10 de março de 2018

Evan Parker/Barry Guy/Paul Lytton “Music For David Mossman – Live At Vortex, London” (Intakt, 2018)


Os músicos levam “vidas complicadas”, lembra semanalmente a revista “The New Yorker”, sugerindo que, em matéria de concertos, o melhor será confirmar com antecedência os compromissos assumidos. Nesta dimensão mais paroquial da música improvisada, trata-se de uma frase que logo traz à memória aquelas cenas de “Musician: The Work Series by Daniel Kraus” em que Ken Vandermark, na cave de sua casa, estava o Google Calendar ainda em versão beta, parecia dedicar horas do seu dia a organizar um enorme calendário coordenado por cores e afixado na parede com a entrega de um teórico da conspiração. Não admira, portanto, que alguém como Evan Parker, 20 anos mais velho que Vandermark, descreva amiúde o Vortex Jazz Club, em Londres, onde há muito mantém uma residência mensal, como uma espécie de refúgio, “um porto de abrigo para as imposições da estrada”, lê-se na sua página da Internet. “Tocar num espaço daquele tamanho perante uma plateia que veio ouvir é ideal [para pequenas formações]”, conclui. 
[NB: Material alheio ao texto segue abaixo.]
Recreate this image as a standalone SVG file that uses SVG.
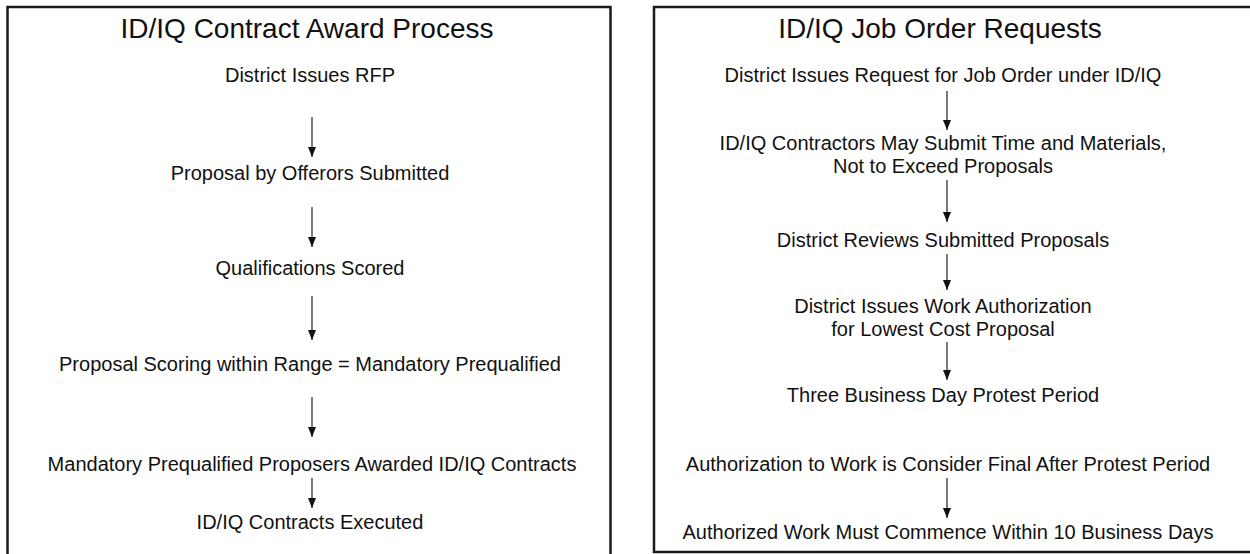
<svg xmlns="http://www.w3.org/2000/svg" width="1250" height="554" viewBox="0 0 1250 554">
  <style>
    .frame { fill: #fff; stroke: #1a1a1a; stroke-width: 2.5; }
    .title { font-family: "Liberation Sans", Arial, sans-serif; font-size: 28px; fill: #111; text-anchor: middle; }
    .step { font-family: "Liberation Sans", Arial, sans-serif; font-size: 20px; fill: #111; text-anchor: middle; }
    .link { stroke: #333; stroke-width: 1.3; fill: none; marker-end: url(#head); }
  </style>
  <defs>
    <marker id="head" viewBox="0 0 10 8" refX="10" refY="4" markerWidth="10" markerHeight="8" markerUnits="userSpaceOnUse" orient="auto">
      <path d="M0,0 L10,4 L0,8 Z" fill="#111"/>
    </marker>
  </defs>
  <rect width="1250" height="554" fill="#fff"/>

  <!-- panel frames -->
  <rect class="frame" x="7.5" y="7" width="603" height="560"/>
  <rect class="frame" x="654" y="7" width="610" height="545"/>

  <!-- left panel: award process -->
  <g id="award-title"><text class="title" x="307" y="38">ID/IQ Contract Award Process</text></g>
  <g id="award-rfp"><text class="step" x="310" y="82">District Issues RFP</text></g>
  <g id="award-proposal"><text class="step" x="310" y="180">Proposal by Offerors Submitted</text></g>
  <g id="award-scored"><text class="step" x="310" y="275">Qualifications Scored</text></g>
  <g id="award-range"><text class="step" x="310" y="371">Proposal Scoring within Range = Mandatory Prequalified</text></g>
  <g id="award-awarded"><text class="step" x="312" y="471">Mandatory Prequalified Proposers Awarded ID/IQ Contracts</text></g>
  <g id="award-executed"><text class="step" x="310" y="529">ID/IQ Contracts Executed</text></g>

  <!-- right panel: job order requests -->
  <g id="job-title"><text class="title" x="940" y="38">ID/IQ Job Order Requests</text></g>
  <g id="job-request"><text class="step" x="943" y="82">District Issues Request for Job Order under ID/IQ</text></g>
  <g id="job-submit">
    <text class="step" x="943" y="150">ID/IQ Contractors May Submit Time and Materials,</text>
    <text class="step" x="943" y="173">Not to Exceed Proposals</text>
  </g>
  <g id="job-review"><text class="step" x="943" y="247">District Reviews Submitted Proposals</text></g>
  <g id="job-authorize">
    <text class="step" x="943" y="313">District Issues Work Authorization</text>
    <text class="step" x="943" y="336">for Lowest Cost Proposal</text>
  </g>
  <g id="job-protest"><text class="step" x="943" y="402">Three Business Day Protest Period</text></g>
  <g id="job-final"><text class="step" x="948" y="471">Authorization to Work is Consider Final After Protest Period</text></g>
  <g id="job-commence"><text class="step" x="948" y="539">Authorized Work Must Commence Within 10 Business Days</text></g>

  <!-- connectors -->
  <g id="connectors">
    <line class="link" x1="312" y1="117" x2="312" y2="157"/>
    <line class="link" x1="312" y1="207" x2="312" y2="247"/>
    <line class="link" x1="312" y1="296" x2="312" y2="340"/>
    <line class="link" x1="312" y1="397" x2="312" y2="437"/>
    <line class="link" x1="312" y1="478" x2="312" y2="508"/>
    <line class="link" x1="947" y1="91" x2="947" y2="130"/>
    <line class="link" x1="947" y1="180" x2="947" y2="222"/>
    <line class="link" x1="947" y1="254" x2="947" y2="290"/>
    <line class="link" x1="947" y1="342" x2="947" y2="380"/>
    <line class="link" x1="947" y1="478" x2="947" y2="518"/>
  </g>
</svg>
Calcula-se que a admiração seja recíproca. Na semana passada preparou um concerto especial de angariação de fundos para a sala – um duo com Dave Holland que rapidamente esgotou – e ainda ontem lá esteve com Peter Evans e Sam Pluta. Quer isto dizer que não será necessário conhecer-se intimamente a lei da probabilidade total para se esperar o melhor quando Parker decide editar um disco gravado no Vortex: foi assim, precisamente com Guy e Lytton, em “At the Vortex”, em “After Appleby” e em “Live at the Vortex”. Aqui, estávamos a 14 de julho de 2016. Falava-se do Brexit e de Theresa May e de Trump e Hillary, mas não se sabia do atentado em Nice. Mesmo que se soubesse, é provável que o concerto se mantivesse. É que Parker, Guy e Lytton nunca tocam como se nada fosse, mas sim porque, na vida, efetivamente tudo se dá. E estão há 30 anos a provar que a improvisação não se resume a dizer a mesma coisa de maneiras diferentes, nem diferentes coisas da mesma maneira. Que é antes aquele ato de equilibrismo que se faz sem pensar sempre que se põe o pé fora da cama, tão vulnerável, tão inevitável.